BEASLEY, Judge, concurring in part and dissenting in part.
I agree with the opinion except as to Division 10, which strikes the jury‘s award of $100,000 exemplary damages. The court construes the second page of the two-page verdict form in such a way that the award is rendered illegal. It is just as rationally construed so to be valid and thus express the true intention of the jury, which was to award exemplary damages of $100,000 to plaintiff and against defendant. As stated by the majority, the verdict must be given its “reasonable intendment.”
The jury was authorized to find up to $100,000 actual damages for breach of contract, as to count one; $100,000 actual damages and $300,000 exemplary damages for tortious interference with rights of contract, as to count two; and $100,000 actual damages and $300,000 exemplary damages as to tortious interference with business relations, as to count three.
Page one of the verdict form shows the total nominal or compensatory damages to be $40,000 and the total exemplary damages to be $100,000; it is dated and signed by the foreman.

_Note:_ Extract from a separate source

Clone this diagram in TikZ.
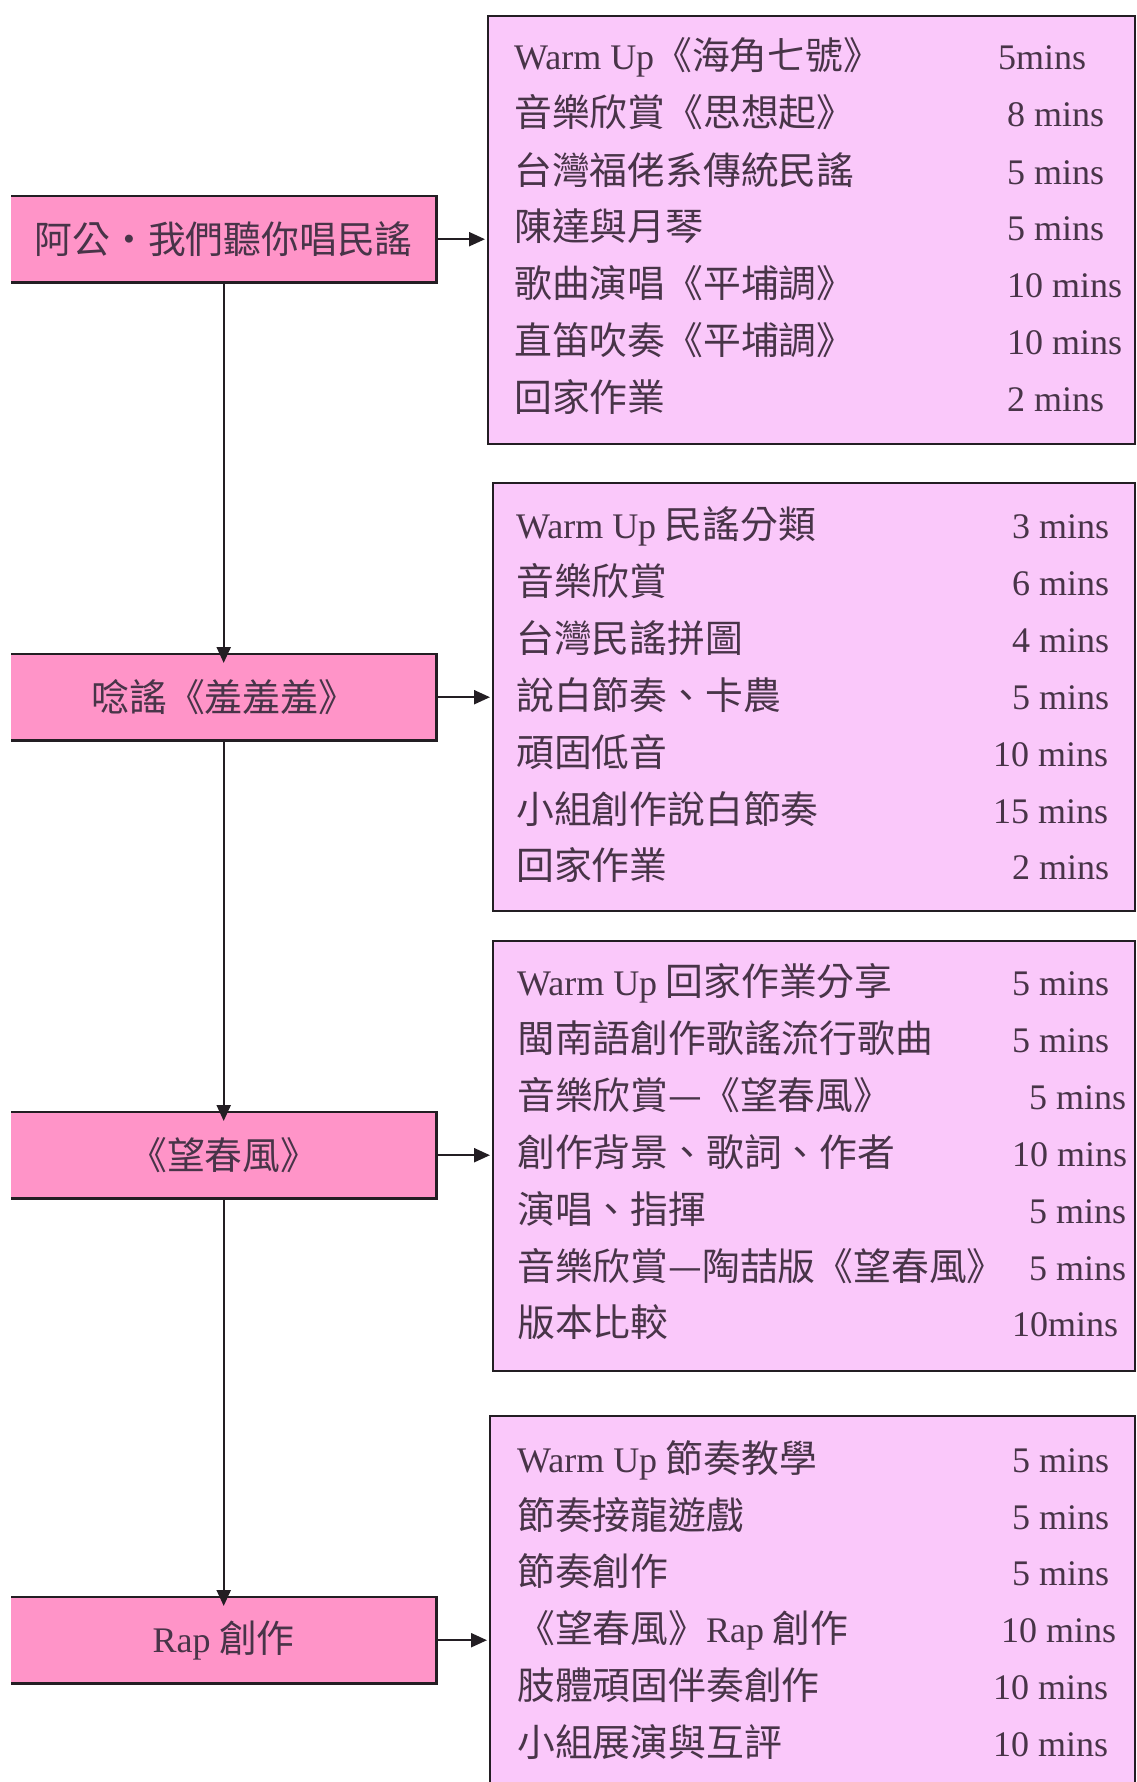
\documentclass[tikz,border=0pt]{standalone}
\usepackage{fontspec}
\setmainfont[Scale=1.05]{Noto Sans CJK TC}
\newfontfamily\tm{Liberation Serif}
\usetikzlibrary{arrows.meta}
\definecolor{lpink}{RGB}{255,148,200}
\definecolor{rpink}{RGB}{250,200,250}
\definecolor{txt}{RGB}{72,52,72}
\definecolor{edge}{RGB}{35,30,35}
\tikzset{
  topic/.style={fill=lpink,inner sep=0pt,text=txt},
  panel/.style={fill=rpink,draw=edge,line width=2.2pt,inner sep=0pt},
  item/.style={anchor=base west,inner sep=0pt,text=txt},
  tim/.style={anchor=base west,inner sep=0pt,text=txt,font=\tm\fontsize{36}{40}\selectfont},
  arr/.style={draw=edge,line width=2.2pt,-{Triangle[length=16pt,width=14pt]}},
  bord/.style={draw=edge,line width=2.2pt}
}
\begin{document}
\begin{tikzpicture}[x=1pt,y=-1pt,font=\fontsize{36}{40}\selectfont]
\useasboundingbox (0,0) rectangle (1137,1782);
\fill[white] (0,0) rectangle (1137,1782);
\begin{scope}
\clip (0,0) rectangle (1137,1782);
% right panels
\node[panel,minimum width=647pt,minimum height=428pt,anchor=north west] (p1) at (487,15) {};
\node[panel,minimum width=642pt,minimum height=428pt,anchor=north west] (p2) at (492,482) {};
\node[panel,minimum width=642pt,minimum height=430pt,anchor=north west] (p3) at (492,940) {};
\node[panel,minimum width=645pt,minimum height=400pt,anchor=north west] (p4) at (489,1415) {};
\end{scope}
% left topic boxes
\node[topic,minimum width=425pt,minimum height=86pt,anchor=north west] (b1) at (11,196) {};
\node[topic,minimum width=425pt,minimum height=86pt,anchor=north west] (b2) at (11,654) {};
\node[topic,minimum width=425pt,minimum height=86pt,anchor=north west] (b3) at (11,1112) {};
\node[topic,minimum width=425pt,minimum height=86pt,anchor=north west] (b4) at (11,1597) {};
\foreach \b in {b1,b2,b3,b4}{
  \draw[bord] (\b.north west) -| (\b.south east) -- (\b.south west);
}
\node[text=txt,inner sep=0pt] (l1) at (b1.center) {阿公・我們聽你唱民謠};
\node[text=txt,inner sep=0pt] (l2) at (b2.center) {唸謠《羞羞羞》};
\node[text=txt,inner sep=0pt] (l3) at (b3.center) {《望春風》};
\node[text=txt,inner sep=0pt] (l4) at (b4.center) {{\tm Rap} 創作};
% connectors
\draw[arr] (b1.south) -- ([yshift=-9pt]b2.north);
\draw[arr] (b2.south) -- ([yshift=-9pt]b3.north);
\draw[arr] (b3.south) -- ([yshift=-9pt]b4.north);
\draw[arr] (b1.east) -- ([xshift=-2pt]b1.east -| p1.west);
\draw[arr] (b2.east) -- ([xshift=-2pt]b2.east -| p2.west);
\draw[arr] (b3.east) -- ([xshift=-2pt]b3.east -| p3.west);
\draw[arr] (b4.east) -- ([xshift=-2pt]b4.east -| p4.west);
% panel 1
\node[item] (a1) at (514,70) {{\tm Warm Up}《海角七號》};
\node[item] (a2) at (514,127) {音樂欣賞《思想起》};
\node[item] (a3) at (514,184) {台灣福佬系傳統民謠};
\node[item] (a4) at (514,240) {陳達與月琴};
\node[item] (a5) at (514,297) {歌曲演唱《平埔調》};
\node[item] (a6) at (514,354) {直笛吹奏《平埔調》};
\node[item] (a7) at (514,411) {回家作業};
\node[tim] (at1) at (998,70) {5mins};
\node[tim] (at2) at (1007,127) {8 mins};
\node[tim] (at3) at (1007,184) {5 mins};
\node[tim] (at4) at (1007,240) {5 mins};
\node[tim] (at5) at (1007,297) {10 mins};
\node[tim] (at6) at (1007,354) {10 mins};
\node[tim] (at7) at (1007,411) {2 mins};
% panel 2
\node[item] (c1) at (516,538) {{\tm Warm Up} 民謠分類};
\node[item] (c2) at (516,595) {音樂欣賞};
\node[item] (c3) at (516,652) {台灣民謠拼圖};
\node[item] (c4) at (516,709) {說白節奏、卡農};
\node[item] (c5) at (516,766) {頑固低音};
\node[item] (c6) at (516,823) {小組創作說白節奏};
\node[item] (c7) at (516,879) {回家作業};
\node[tim] (ct1) at (1012,538) {3 mins};
\node[tim] (ct2) at (1012,595) {6 mins};
\node[tim] (ct3) at (1012,652) {4 mins};
\node[tim] (ct4) at (1012,709) {5 mins};
\node[tim] (ct5) at (993,766) {10 mins};
\node[tim] (ct6) at (993,823) {15 mins};
\node[tim] (ct7) at (1012,879) {2 mins};
% panel 3
\node[item] (d1) at (517,995) {{\tm Warm Up} 回家作業分享};
\node[item] (d2) at (517,1052) {閩南語創作歌謠流行歌曲};
\node[item] (d3) at (517,1109) {音樂欣賞—《望春風》};
\node[item] (d4) at (517,1166) {創作背景、歌詞、作者};
\node[item] (d5) at (517,1223) {演唱、指揮};
\node[item] (d6) at (517,1280) {音樂欣賞—陶喆版《望春風》};
\node[item] (d7) at (517,1336) {版本比較};
\node[tim] (dt1) at (1012,995) {5 mins};
\node[tim] (dt2) at (1012,1052) {5 mins};
\node[tim] (dt3) at (1029,1109) {5 mins};
\node[tim] (dt4) at (1012,1166) {10 mins};
\node[tim] (dt5) at (1029,1223) {5 mins};
\node[tim] (dt6) at (1029,1280) {5 mins};
\node[tim] (dt7) at (1012,1336) {10mins};
% panel 4
\node[item] (e1) at (517,1472) {{\tm Warm Up} 節奏教學};
\node[item] (e2) at (517,1529) {節奏接龍遊戲};
\node[item] (e3) at (517,1585) {節奏創作};
\node[item] (e4) at (517,1642) {《望春風》{\tm Rap} 創作};
\node[item] (e5) at (517,1699) {肢體頑固伴奏創作};
\node[item] (e6) at (517,1756) {小組展演與互評};
\node[tim] (et1) at (1012,1472) {5 mins};
\node[tim] (et2) at (1012,1529) {5 mins};
\node[tim] (et3) at (1012,1585) {5 mins};
\node[tim] (et4) at (1001,1642) {10 mins};
\node[tim] (et5) at (993,1699) {10 mins};
\node[tim] (et6) at (993,1756) {10 mins};
\end{tikzpicture}
\end{document}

Page two, which shows the breakdown another way, is really superfluous because the first page of the verdict form is complete. Nevertheless, the breakdown is $25,000 for count one, $15,000 for count two, and $100,000 for count 3.
As to count one, it must all be attributable to compensatory damages, as that is all that is allowed by law and it conforms to what was claimed and charged. As to count two, $5,000 can be attributed to compensation and $10,000 to exemplary damages. As to count three, $10,000 can be attributed to compensation and $90,000 to exemplary damages. This too, would conform to the claim, court‘s charge, and the law. This would conform as well.1 Thus the sums would be $40,000 compensatory damages and $100,000 exemplary damages, and that is precisely what is shown as the totals on page one. The breakdown in the jury room may have actually been different, but this apportionment demonstrates that the jury‘s verdict can be construed as valid just as easily as it can be construed as invalid. The law favors the former. As quoted and applied in West Ga. Pulpwood v. Stephens, 128 Ga. App. 864, 870 (198 SE2d 420) (1973): “The verdict
Moreover, even if page two were regarded as ambiguous, it may be stricken for that reason without affecting the integrity and wholeness of the verdict as reduced to judgment. The court in West Ga. Pulpwood, supra, went on to say: “‘Even if the verdict is ambiguous . . . and susceptible of two constructions, one of which would uphold it and one of which would defeat it, that which would uphold it is to be applied. [Cit.]’ Haughton v. Judsen, 116 Ga. App. 308, 310 (157 SE2d 297).” See also Suber v. Fountain, 151 Ga. App. 283, 290-291 (259 SE2d 685) (1979).
Again referring to West Ga. Pulpwood, supra, if appellant thought the form irregular or ambiguous, it should have said so at the time of its rendition so that it could be corrected to its satisfaction before the jury retired. It is too late now. Suber v. Fountain, supra at 291.
I am authorized to state that Presiding Judge Deen joins in this concurrence in part and dissent in part.
DECIDED MARCH 7, 1985 —
REHEARING DENIED MARCH 29, 1985 —
Fred S. Clark, for appellant.
Brent J. Savage, George L. Lewis, for appellee.